Sta descrivendo un’alleanza con un futuro?
«Assolutamente no. Questo è un governo di servizio. Pd e Pdl sanno di essere avversari politici e torneranno ad esserlo. Il collante in questo momento sono le emergenze degli italiani, non certo una comune visione del futuro».
Bersani ha fatto capire che se il governo cadesse non si voterebbe, potrebbero esserci maggioranze alternative. I renziani l’hanno definita una «bordata per Letta».
«Nessuna bordata da Bersani. Solo una constatazione oggettiva. Le difficoltà nel Movimento 5 Stelle sono sotto gli occhi di tutti, può essere che un’altra maggioranza diventi numericamente possibile. In questo momento nessuno sembra voler andare alle elezioni e, siccome credo alle parole dette, tutti sostengono il governo, da Renzi a Berlusconi».
Le sentenze su Berlusconi metteranno nei guai il governo?
«Non vedo collegamenti tra la ragione sociale del governo e le sentenze, che rientrano nell’autonomia della magistratura».
Il Pd sta per andare a congresso. Con quali regole?

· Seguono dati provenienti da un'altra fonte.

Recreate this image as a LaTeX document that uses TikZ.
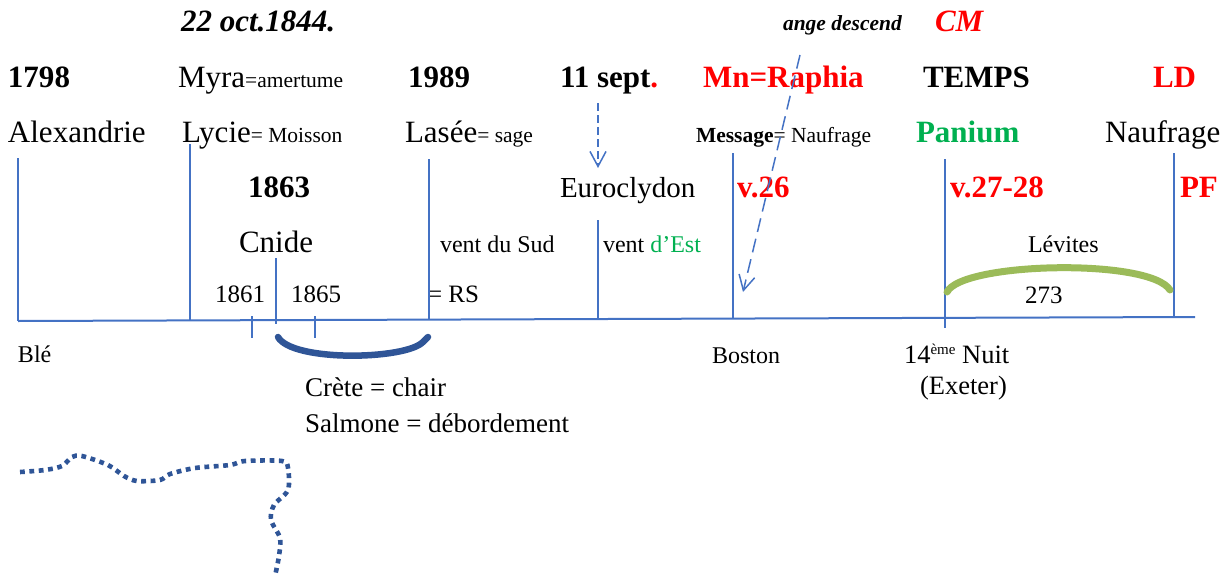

«Che siano quelle del 2008 o nuove regole, la scelta va condivisa più largamente possibile e va condivisa comunque con Renzi: qualsiasi modifica non concordata apparirà contro di lui».
Segretario e candidato premier devono essere la stessa persona?
«Ci sono tre poli tutti sotto il 30 per cento: il buon senso fa pensare che saranno due persone diverse. Come è accaduto anche stavolta».
Ci sono schieramenti chiari che si contrappongono?
«Mi preoccupa vedere nel Pd schieramenti determinati più da dove si proviene che verso dove si vuole andare. Sento riparlare di democristiani e comunisti…».
Che Pd vorrebbe dopo il congresso?
«Un partito di sinistra riformista, con il coraggio di fare le cose difficili che servono al Paese».